AUSTIN, Texas – In a “social phenomenon never seen before in the history of the region”, according to one media account, indigenous Miskitos, Tawhkas, Perch, and Garifunas peoples in Honduras began vacating their traditional subsistence lifestyles in December and heading for the American border.

Also in December, U.S.-bound migrants from 40 countries so overwhelmed the small southern Mexican town of San Pedro Tapanatepec in Oaxaca State that it declared bankruptcy and was forced to shutter a massive government shelter on December 17 and expel more than 15,000 immigrants onto a desolate highway with no food or water. All headed north.

In Nicaragua, tens of thousands of young men and women in December began forming lines three-days long to get the passports necessary to exit the country and head for the U.S. border. The Managua scenes indicated a mass exodus so significant that one prominent Nicaraguan economist lamented in a local newspaper that “It breaks the soul to see the children with their backpacks … to see how the country bleeds to death. We are losing the best. They are leaving by the thousands.”

Near the Central Mexico city of Camargo, a freight train traveling north with more than 1,000 immigrants on its rooftops smashed into a dairy farm trailer crossing the tracks. No matter. Four hours after cleaning up the spilled milk and patching up six injured immigrants, police let all thousand get back on the train tops to continue their journey to the U.S. border.

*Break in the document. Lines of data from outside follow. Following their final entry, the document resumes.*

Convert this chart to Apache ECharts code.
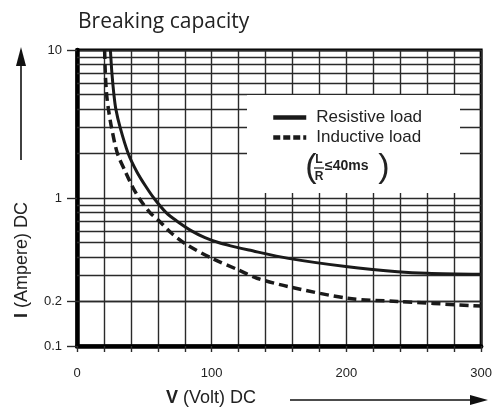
<!DOCTYPE html>
<html>
<head>
<meta charset="utf-8">
<script src="https://cdn.jsdelivr.net/npm/echarts@6/dist/echarts.min.js"></script>
<style>
html,body{margin:0;padding:0;background:#fff;}
#c{width:495px;height:411px;}
</style>
</head>
<body>
<div id="c"></div>
<script>
// ---- data ----
const resistiveV = [24.8, 25.9, 27.4, 28.8, 32, 38, 44.5, 51, 57, 66, 74, 85, 95, 105, 114, 127.5, 157, 201, 238, 260, 300];
const resistiveI = [10, 7, 5, 4, 3, 2, 1.5, 1.2, 1, 0.8, 0.7, 0.6, 0.54, 0.5, 0.475, 0.445, 0.391, 0.343, 0.318, 0.31, 0.305];
const inductiveV = [20.5, 21, 22, 23.3, 25.6, 30, 36, 41, 46, 54, 61, 70, 82, 100.5, 120, 133.6, 157, 201, 238, 300];
const inductiveI = [10, 7, 5, 4, 3, 2, 1.5, 1.2, 1, 0.8, 0.7, 0.58, 0.48, 0.39, 0.326, 0.287, 0.252, 0.21, 0.2, 0.186];
const xLabelValues = [0, 100, 200, 300];
const yLabelValues = [0.1, 0.2, 1, 10];
const minorGridI = [0.2, 0.3, 0.4, 0.5, 0.6, 0.7, 0.8, 0.9, 2, 3, 4, 5, 6, 7, 8, 9];
const seriesNames = ['Resistive load', 'Inductive load'];

const chart = echarts.init(document.getElementById('c'), null, {renderer: 'canvas'});
const ink = '#1a1a1a';
const gridInk = '#2a2a2a';
const font = 'Liberation Sans, Arial, sans-serif';

const option = {
  backgroundColor: '#fff',
  animation: false,
  title: {
    text: 'Breaking capacity', left: 73, top: 7,
    textStyle: {fontSize: 21, fontWeight: 'normal', color: '#222', fontFamily: 'Open Sans'}
  },
  grid: {left: 77, right: 11, top: 50, bottom: 65, show: true, borderColor: '#000', borderWidth: 3, backgroundColor: 'transparent'},
  legend: {
    orient: 'vertical', left: 266, top: 104, z: 120,
    itemWidth: 33, itemHeight: 14, itemGap: 3,
    data: [
      {name: seriesNames[0], itemStyle: {opacity: 0}, lineStyle: {width: 4.5, type: 'solid', color: ink}},
      {name: seriesNames[1], itemStyle: {opacity: 0}, lineStyle: {width: 4.5, type: [7, 3], color: ink}}
    ],
    textStyle: {fontSize: 17, color: '#222', fontFamily: font, padding: [0, 0, 0, 5]},
    selectedMode: false
  },
  xAxis: {
    type: 'value', min: 0, max: 300, interval: 20,
    axisLine: {show: true, lineStyle: {color: '#000', width: 4.5}},
    axisTick: {show: true, length: 6, lineStyle: {color: gridInk, width: 1.4}},
    axisLabel: {
      margin: 21, fontSize: 13, color: '#222', fontFamily: font,
      formatter: v => (xLabelValues.indexOf(v) >= 0 ? String(v) : '')
    },
    splitLine: {show: true, lineStyle: {color: gridInk, width: 1.4}}
  },
  yAxis: {
    type: 'log', logBase: 10, min: 0.1, max: 10,
    axisLine: {show: true, lineStyle: {color: '#000', width: 4.5}},
    axisTick: {show: true, length: 10, customValues: yLabelValues, lineStyle: {color: gridInk, width: 1.4}},
    axisLabel: {
      margin: 15, fontSize: 13, color: '#222', fontFamily: font,
      customValues: yLabelValues,
      formatter: v => String(+(+v).toPrecision(2))
    },
    splitLine: {show: true, lineStyle: {color: gridInk, width: 1.4}}
  },
  series: [
    {
      name: seriesNames[0], type: 'line', smooth: 0.3, symbol: 'none', z: 5,
      lineStyle: {color: ink, width: 3, type: 'solid'},
      itemStyle: {color: ink},
      data: resistiveV.map((v, i) => [v, resistiveI[i]]),
      markLine: {
        silent: true, symbol: ['none', 'none'], animation: false,
        label: {show: false},
        lineStyle: {color: gridInk, width: 1.4, type: 'solid'},
        emphasis: {disabled: true},
        data: minorGridI.map(v => ({yAxis: v}))
      }
    },
    {
      name: seriesNames[1], type: 'line', smooth: 0.3, symbol: 'none', z: 5,
      lineStyle: {color: ink, width: 3.5, type: [9, 5]},
      itemStyle: {color: ink},
      data: inductiveV.map((v, i) => [v, inductiveI[i]])
    }
  ],
  graphic: [
    {type: 'rect', z: 100, shape: {x: 247, y: 95, width: 213, height: 98}, style: {fill: '#fff'}},
    // fraction (L/R <= 40ms)
    {type: 'text', z: 110, x: 311, y: 168, style: {text: '(', fontSize: 34, fontFamily: font, fill: '#222', align: 'center', verticalAlign: 'middle'}},
    {type: 'text', z: 110, x: 384, y: 168, style: {text: ')', fontSize: 34, fontFamily: font, fill: '#222', align: 'center', verticalAlign: 'middle'}},
    {type: 'text', z: 110, x: 319, y: 160, style: {text: 'L', fontSize: 12, fontWeight: 'bold', fontFamily: font, fill: '#222', align: 'center', verticalAlign: 'middle'}},
    {type: 'line', z: 110, shape: {x1: 314, y1: 168, x2: 324, y2: 168}, style: {stroke: '#222', lineWidth: 1.3}},
    {type: 'text', z: 110, x: 319, y: 177, style: {text: 'R', fontSize: 12, fontWeight: 'bold', fontFamily: font, fill: '#222', align: 'center', verticalAlign: 'middle'}},
    {type: 'text', z: 110, x: 325, y: 166, style: {text: '≤40ms', fontSize: 14, fontWeight: 'bold', fontFamily: font, fill: '#222', align: 'left', verticalAlign: 'middle'}},
    // y axis name and arrow
    {type: 'text', z: 110, x: 22, y: 260, rotation: Math.PI / 2,
      style: {text: '{b|I} (Ampere) DC', fontSize: 18, fontFamily: font, fill: '#222', align: 'center', verticalAlign: 'middle',
        rich: {b: {fontSize: 18, fontWeight: 'bold', fontFamily: font, fill: '#222'}}}},
    {type: 'line', z: 110, shape: {x1: 21, y1: 160, x2: 21, y2: 60}, style: {stroke: '#111', lineWidth: 1.6}},
    {type: 'polygon', z: 110, shape: {points: [[16, 66], [26, 66], [21, 47]]}, style: {fill: '#111'}},
    // x axis name and arrow
    {type: 'text', z: 110, x: 211, y: 398,
      style: {text: '{b|V} (Volt) DC', fontSize: 18, fontFamily: font, fill: '#222', align: 'center', verticalAlign: 'middle',
        rich: {b: {fontSize: 18, fontWeight: 'bold', fontFamily: font, fill: '#222'}}}},
    {type: 'line', z: 110, shape: {x1: 290, y1: 400, x2: 475, y2: 400}, style: {stroke: '#111', lineWidth: 1.6}},
    {type: 'polygon', z: 110, shape: {points: [[470, 395], [470, 405], [488, 400]]}, style: {fill: '#111'}}
  ]
};
chart.setOption(option);
</script>
</body>
</html>
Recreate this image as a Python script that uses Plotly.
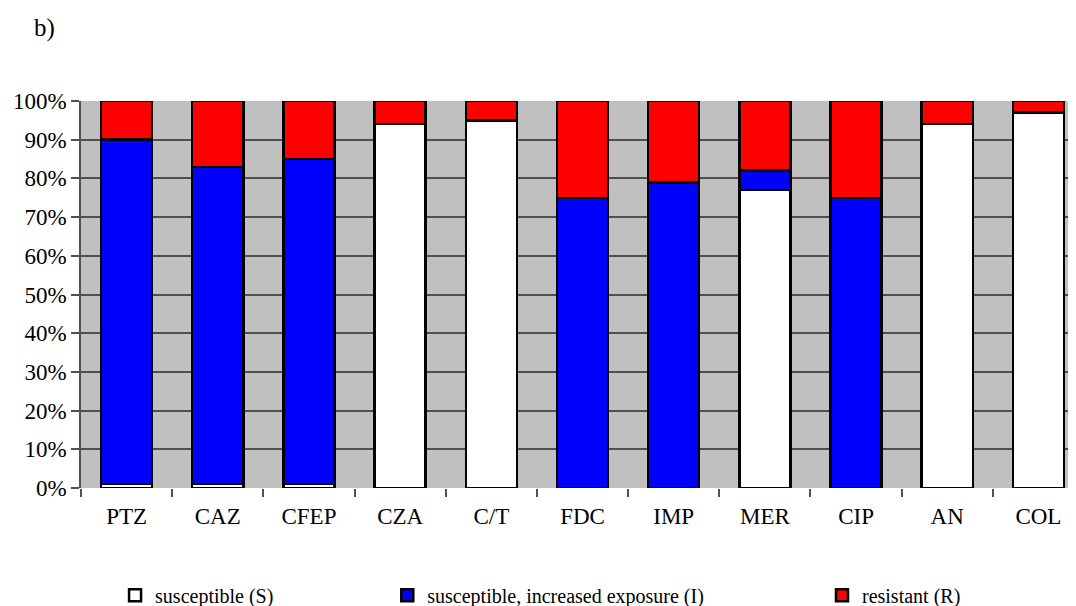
import plotly.graph_objects as go

categories = ['PTZ', 'CAZ', 'CFEP', 'CZA', 'C/T', 'FDC', 'IMP', 'MER', 'CIP', 'AN', 'COL']
susceptible = [1, 1, 1, 94, 95, 0, 0, 77, 0, 94, 97]
increased = [89, 82, 84, 0, 0, 75, 79, 5, 75, 0, 0]
resistant = [10, 17, 15, 6, 5, 25, 21, 18, 25, 6, 3]

series = [
    ('susceptible (S)', susceptible, '#FFFFFF', 'legend'),
    ('susceptible, increased exposure (I)', increased, '#0000FF', 'legend2'),
    ('resistant (R)', resistant, '#FF0000', 'legend3'),
]

fig = go.Figure()
for name, vals, color, leg in series:
    fig.add_trace(go.Bar(
        x=categories, y=vals, name=name, legend=leg, showlegend=True,
        marker=dict(color=color, line=dict(color='black', width=2.5)),
        width=0.56,
    ))

# page body has an 8px margin, so everything is placed 8px up/left
legend_style = dict(orientation='h', yanchor='middle', xanchor='left',
                    xref='container', yref='container', y=0.031,
                    font=dict(family='Liberation Serif', size=20, color='black'),
                    bgcolor='rgba(0,0,0,0)', itemwidth=30)

fig.update_layout(
    barmode='stack',
    width=1076, height=606,
    margin=dict(l=73, r=0, t=93, b=126, autoexpand=False),
    paper_bgcolor='white',
    plot_bgcolor='#C0C0C0',
    font=dict(family='Liberation Serif', size=23, color='black'),
    showlegend=True,
    legend=dict(legend_style, x=0.0995),
    legend2=dict(legend_style, x=0.3525),
    legend3=dict(legend_style, x=0.7565),
    annotations=[dict(text='b)', x=-0.036, y=1.189, xref='paper', yref='paper',
                      xanchor='center', yanchor='middle', showarrow=False,
                      font=dict(size=25, family='Liberation Serif'))],
)

fig.update_xaxes(
    range=[-0.5, 10.5], tickson='boundaries', ticks='outside', ticklen=8,
    tickcolor='#505050', tickwidth=1.5, showline=False, showgrid=False,
    tickfont=dict(size=23), ticklabelstandoff=12,
)
fig.update_yaxes(
    range=[0, 100], dtick=10, ticksuffix='%', ticks='outside', ticklen=8,
    tickcolor='#505050', tickwidth=1.5, showline=True, linecolor='#505050', linewidth=1.5,
    showgrid=True, gridcolor='#505050', gridwidth=2, zeroline=False,
    tickfont=dict(size=23),
)

fig.write_html('out.html')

These and other anecdotes from a random CIS survey of Spanish-language media reports from throughout Latin America validate intelligence community predictions that President Joe Biden’s already historic two-year mass migration crisis is indeed entering a next-level phase, increasing from today’s roughly 7,000 Border Patrol apprehensions a day — the most in U.S. history by far already — to as high as 18,000 a day.

Democratic politicians, the Biden administration, and migrant advocate organizations have begun blaming the influx on “smuggler disinformation”, global migration patterns, and even on Republican lawmakers for saying aloud that Biden policies created an open border.